Die „Klagsamkeit“ ist kulturell bedingt

Neue Studie: Migranten haben ein anderes Krankheitsverständnis als Deutsche. Sie empfinden Schmerzen „emotionaler“, gehen eher in die Notfallambulanzen der Krankenhäuser, bei psychischen Leiden allerdings erst spät zum Nervenarzt

VON CIGDEM AKYOL

„Mein Bauchnabel sitzt nicht mehr richtig“, solche Sätze hört Atilla Cintosun häufig in seiner Praxis. Aussagen, die für einen deutschen Mediziner kaum einzuordnen sein dürften. Worte, die dem Arzt aus Herne aber vertraut sind.

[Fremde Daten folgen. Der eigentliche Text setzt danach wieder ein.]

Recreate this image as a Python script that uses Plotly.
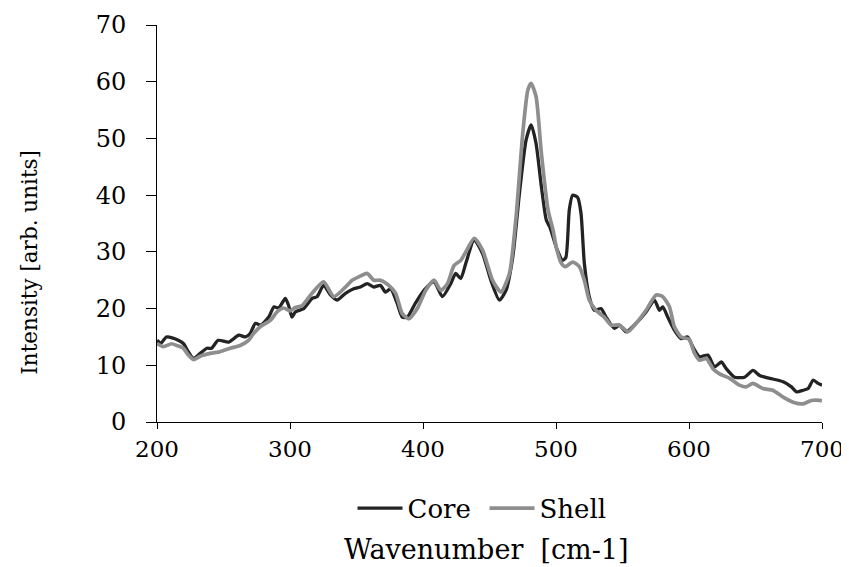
import plotly.graph_objects as go

core_x = [200, 203, 207, 212, 216, 220, 223, 227.5, 232.5, 237.5, 241, 246, 254, 261.5, 266.5, 270, 274, 278,
          284, 288, 291.5, 296.5, 299, 301.5, 304, 310.3, 316.6, 320.3, 325.3, 330.4, 335.4, 341.7, 347.9, 353,
          358, 363, 368, 371.8, 375.6, 380.6, 384.4, 388.2, 394.4, 401, 408.3, 414.6, 420.9, 424.6, 428.4, 432.2,
          438.5, 444.8, 451, 457.4, 462.4, 467.5, 472.5, 477.5, 481.3, 485, 489, 492.7, 495.3, 501, 505, 507.4,
          510, 512.5, 516.3, 518.8, 521.3, 525, 528.8, 533.8, 537.6, 543.9, 547.6, 552.7, 560.2, 567.7, 574,
          577.8, 580.3, 584, 589, 594, 599, 603, 608, 614.2, 619.2, 624.3, 628, 634.3, 641.8, 648.1, 653.1,
          660.7, 670.8, 677, 680.8, 685.8, 689.6, 693.4, 697.1, 700]
core_y = [14.4, 13.9, 15.0, 14.8, 14.4, 13.8, 12.6, 11.2, 12.1, 13.0, 13.0, 14.4, 14.1, 15.3, 15.0, 15.6, 17.4, 17.1,
          18.5, 20.3, 20.1, 21.8, 20.5, 18.5, 19.4, 20.0, 21.8, 22.1, 24.1, 22.4, 21.5, 22.7, 23.5, 23.8,
          24.4, 23.8, 24.1, 22.9, 23.5, 20.9, 18.5, 18.5, 21.0, 23.3, 24.7, 22.1, 24.4, 26.2, 25.3, 28.0,
          32.1, 29.7, 25.0, 21.5, 23.2, 29.1, 40.3, 49.7, 52.4, 49.1, 41.5, 35.6, 34.4, 30.3, 28.5, 29.0,
          37.4, 40.0, 39.6, 36.8, 28.0, 22.1, 19.7, 20.0, 18.5, 16.5, 17.1, 15.9, 17.4, 19.4, 21.5,
          19.7, 20.3, 18.5, 16.2, 14.7, 15.0, 13.2, 11.5, 11.8, 9.7, 10.6, 9.4, 7.9, 7.9, 9.1, 8.2,
          7.7, 7.1, 6.2, 5.3, 5.6, 5.9, 7.4, 6.8, 6.5]

shell_x = [200, 204.8, 211, 214.8, 219.8, 223.6, 227.4, 232.4, 240, 247.5, 255, 262.5, 268.8, 272.6, 277.6,
           285.2, 290.2, 295.2, 300, 304, 309, 316.6, 325.3, 332.9, 341.7, 346.7, 351.7, 358, 363, 368, 374.3,
           379.4, 384.4, 389.4, 395.7, 402, 408.3, 413.4, 418.4, 423.4, 428.4, 432.2, 438.5, 444.8, 452.3,
           458.6, 465, 470, 475, 478.8, 481.3, 485, 489, 494, 497.8, 500.5, 504, 507, 512.5, 517.5, 521.3,
           525, 530, 536.3, 541.4, 547.6, 554, 560.2, 567.7, 575.3, 580.3, 585.3, 589, 594, 600, 604, 608,
           613, 618, 623, 630.6, 638, 643, 648, 655.6, 663, 670.8, 678.3, 685.8, 692, 698.4, 700]
shell_y = [13.8, 13.3, 13.8, 13.5, 13.0, 11.8, 11.0, 11.6, 12.1, 12.4, 13.0, 13.5, 14.4, 15.6, 16.8,
           17.9, 19.4, 20.1, 19.6, 20.2, 20.5, 22.7, 24.7, 22.1, 23.8, 25.0, 25.6, 26.2, 25.0, 25.0, 24.1,
           22.7, 19.1, 18.2, 20.0, 23.2, 25.0, 23.2, 24.4, 27.6, 28.5, 30.0, 32.4, 30.3, 25.0,
           22.9, 26.2, 36.2, 50.9, 58.5, 59.7, 57.4, 47.4, 37.4, 33.8, 30.5, 28.0, 27.4, 28.2, 27.4, 25.0,
           21.5, 19.7, 18.5, 17.1, 17.1, 15.9, 17.4, 19.7, 22.4, 22.1, 20.3, 16.8, 15.0, 14.6, 12.2, 10.9,
           11.2, 9.4, 8.5, 7.7, 6.5, 6.2, 6.8, 5.9, 5.6, 4.4, 3.5, 3.2, 3.8, 3.8, 3.7]

x_ticks = [200, 300, 400, 500, 600, 700]
y_ticks = [0, 10, 20, 30, 40, 50, 60, 70]

FONT = "DejaVu Serif"

fig = go.Figure()
fig.add_trace(go.Scatter(x=core_x, y=core_y, mode="lines", name="Core",
                         line=dict(color="#232323", width=3.3, shape="spline", smoothing=0.6)))
fig.add_trace(go.Scatter(x=shell_x, y=shell_y, mode="lines", name="Shell",
                         line=dict(color="#8e8e8e", width=3.7, shape="spline", smoothing=0.6)))

fig.update_layout(
    width=841, height=559,
    margin=dict(l=149, r=27, t=17, b=145, autoexpand=False),
    paper_bgcolor="white", plot_bgcolor="white",
    font=dict(family=FONT, size=24, color="black"),
    showlegend=True,
    legend=dict(orientation="h", x=0.4925, xanchor="center", y=-0.217, yanchor="middle",
                font=dict(family=FONT, size=26, color="black"), itemwidth=45,
                entrywidth=72, entrywidthmode="pixels",
                bgcolor="rgba(0,0,0,0)"),
    xaxis=dict(range=[200, 700], tickvals=x_ticks, ticktext=[str(v) for v in x_ticks],
               showgrid=False, zeroline=False, showline=True, linecolor="black", linewidth=1,
               ticks="outside", ticklen=6, tickcolor="black", tickwidth=1,
               tickfont=dict(family=FONT, size=23, color="black")),
    yaxis=dict(range=[0, 70], tickvals=y_ticks, ticktext=[str(v) for v in y_ticks],
               showgrid=False, zeroline=False, showline=True, linecolor="black", linewidth=1,
               ticks="outside", ticklen=10, tickcolor="black", tickwidth=1,
               ticklabelstandoff=15,
               tickfont=dict(family=FONT, size=24, color="black")),
    annotations=[
        dict(text="Intensity [arb. units]", textangle=-90, xref="paper", yref="paper",
             x=-0.193, y=0.403, xanchor="center", yanchor="middle", showarrow=False,
             font=dict(family=FONT, size=21.5, color="black")),
        dict(text="Wavenumber\u00a0 [cm-1]", xref="paper", yref="paper",
             x=0.496, y=-0.322, xanchor="center", yanchor="middle", showarrow=False,
             font=dict(family=FONT, size=27, color="black")),
    ],
)

fig.write_html("out.html")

Denn 90 Prozent seiner Patienten sind Türken. Cintosun weiß, die Vorstellung, Organe könnten sich verschieben, ist in türkischen Überlieferungen noch weit verbreitet. Ein Migrationshintergrund kann also zu einem anderen Krankheitsverständnis führen.

So nehmen Migranten die Notfallambulanzen in Krankenhäusern häufiger in Anspruch als deutsche Patienten. Das ist das Ergebnis einer Studie der Gesundheitsforscherin Theda Borde von der Alice-Salomon-Fachhochschule in Berlin, die vom Bundesbildungsministerium und den Krankenkassen gefördert wurde.

Die Erhebung zeigt auch Unterschiede in der „Klagsamkeit“ der Patienten. Migranten nehmen angeblich die Stärke ihrer Schmerzen viel deutlicher wahr. Klagten 6 Prozent der Deutschen über Kopfschmerzen, waren es bei den türkischen Migranten ganze 20 Prozent. „Aber Türken sind nicht wehleidiger“, sagt Cintosun, „sie haben nur eine emotionalere Ausdrucksweise.“ Das sensiblere Schmerzempfinden schlägt sich auch auf die Vergabe von Medikamenten nieder. So werden für Migranten mehr Schmerz und Magenmittel verschrieben als für deutsche Patienten. Aber die Studie weist auch darauf hin, dass Ausländer nicht öfter krank werden, sondern einfach „anders“. Türkische Patienten erkranken durchschnittlich zehn Jahre früher an schweren und chronischen Leiden wie etwa Rheuma oder Diabetes. Menschen aus Zentral- und Ostanatolien haben ein genetisch bedingtes höheres Herzinfarktrisiko.

Als einen Grund dafür nennt Ramazan Salman die Erwerbsbiografien der Migranten. „Vor allem Ausländer der ersten Generation sind körperlich und psychisch viel eher ausgelaugt als Deutsche“, erklärt der Leiter des Ethno-Medizinischen Zentrums in Hannover. „Denn viele begannen ihr Leben in Deutschland als Industriearbeiter.“ Hinzu kämen migrationstypische Belastungen wie Fernweh und Orientierungslosigkeit, so Salman.

Für Salman ist die kulturelle Sensibilität der Mediziner ein entscheidender Faktor bei einer Behandlung. Deswegen beschäftigt das Zentrum einen Dolmetscherdienst und bildet muttersprachliche Gesundheitsreferenten aus, um Präventionsarbeit zu leisten. Kommunikationsprobleme und damit verbundene Fehldiagnosen können so umgangen werden. Ein bundesweites Netzwerk im Zentrum in Hannover vermittelt zudem medizinisches Personal, Sozialarbeiter und Therapeuten.

Sind Ausländer von einer Depression betroffen, wird sie häufig spät oder überhaupt nicht erkannt. Seelisches Leid ohne die richtigen Worte zu schildern ist schwer, weiß Meryam Schouler-Ocak. Des Weiteren seien die Vorbehalte gegen psychische Erkrankungen bei Migranten noch größer als bei den Deutschen, berichtet die Leiterin des Berliner Bündnisses gegen Depressionen und Chefin der Institutsambulanz an der Psychiatrischen Uniklinik der Charité. Viele versuchten ihre Leiden innerhalb der Familie zu bewältigen.

Durch diese Eigenbehandlung nimmt aber die Zahl der ernsthaft depressiv erkrankten Migranten zu, beobachtet Schouler-Ocak. Statistische Erhebungen über psychisch kranke Migranten gibt es keine. Die Tendenz sei steigend, sagt Schouler-Ocak. Sie wünscht sich deshalb mehr therapeutisches Personal mit einem Migrationshintergrund.